Colville biologists are anxiously awaiting word back from a genetics lab on a sample of canine poop they sent in earlier this winter.
Joe Peone, director of the Colville Fish & Wildlfe Department in Nespelem, says some “pretty good-sized” tracks were found with it and now they’re wondering if a couple wolves are wandering their 2,100-square-mile North-central Washington reservation.
Biologists have tried howling surveys, setting up trail cams and deploying scent traps, but have come up empty so far, he says.
The tracks and fecal material came from the Sanpoil River valley, about halfway between the river’s mouth on Lake Roosevelt and the reservation’s northern boundary, Peone says.
Acknowledging that dogs stray around too, he says there have been reports of wolves on the reservation over the past six to eight years, though nothing’s been confirmed.
About 20 miles north of the Colville’s north edge, there have been two separate recent reports of wolf sightings from the Malo area, according to a source at Conservation Northwest.
It’s not surprising given the fact that for decades wolves have been wandering through Washington, as state Department of Fish & Wildlife records show, and the Grand Forks, BC, area, 20 miles north of Malo, is also seeing wolf reports, according to a provincial biologist.
It hasn’t been until the last three years, however, that any have been confirmed to shack up and raise a litter. The most recent data from the U.S. Fish & Wildlife Service says that at the end of 2010 Washington had a minimum of 16 wolves east of Highway 97 in two packs — including 12 in the Diamond Pack of east-central Pend Oreille County.
That figure doesn’t include wolves on the Oregon border in the Blue Mountains or the two or three left in the Lookout Pack west of the highway in western Okanogan County.
Peone says the tribe “doesn’t want (wolves) here based on feedback from Idaho.”
There, the Lolo elk herd has seen a significant decline in numbers due to wolf predation, and the Idaho Department of Fish & Game is asking USFWS for permission to seriously reduce pack numbers. Experts say that declining habitat quality is also an issue.
“Our first priority is providing sustenance, fishing and hunting opportunities,” says Peone.
His department is now able to offer tribal members 55 moose permits a year, up from just five over a decade ago when the hunt began, he says.
The success rate in 2010 was 90 percent, and it averages 80 percent, he says.

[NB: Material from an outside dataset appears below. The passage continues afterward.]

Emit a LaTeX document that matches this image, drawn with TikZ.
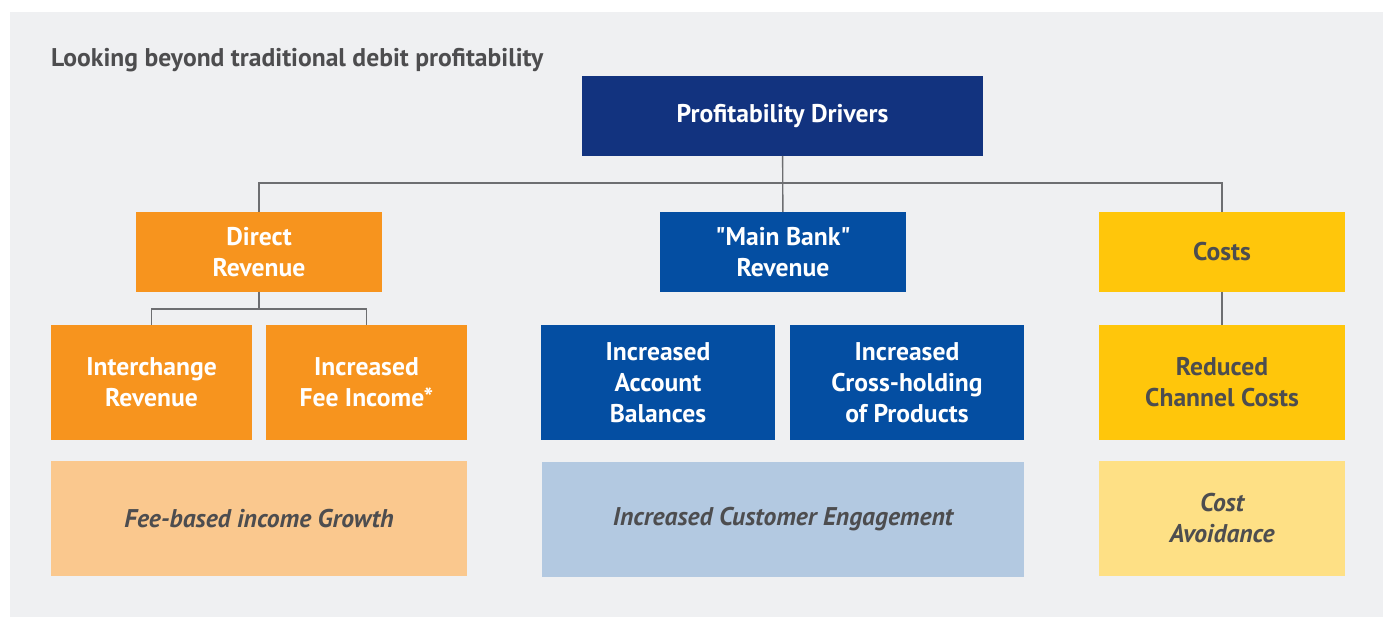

Tribes elsewhere in Washington have similar concerns about wolves (see Letters, Government in comments on WDFW’s draft management plan).
ELSEWHERE ON THE WOLF FRONT, there’s word of a split among the plaintiffs whose case led a federal judge to relist wolves in the Northern Rockies last summer. Ten of the 13 groups involved in the lawsuit want to settle while three others do not. That has forced their collective attorney, Earthjustice, to remove itself from the case.
“The reason for seeking the settlement, according to representatives from some of the organizations, is they fear that legislation introduced in Congress to delist wolves in the northern Rockies would set a precedent for political action on other listed species,” reports the Helena Independent Record.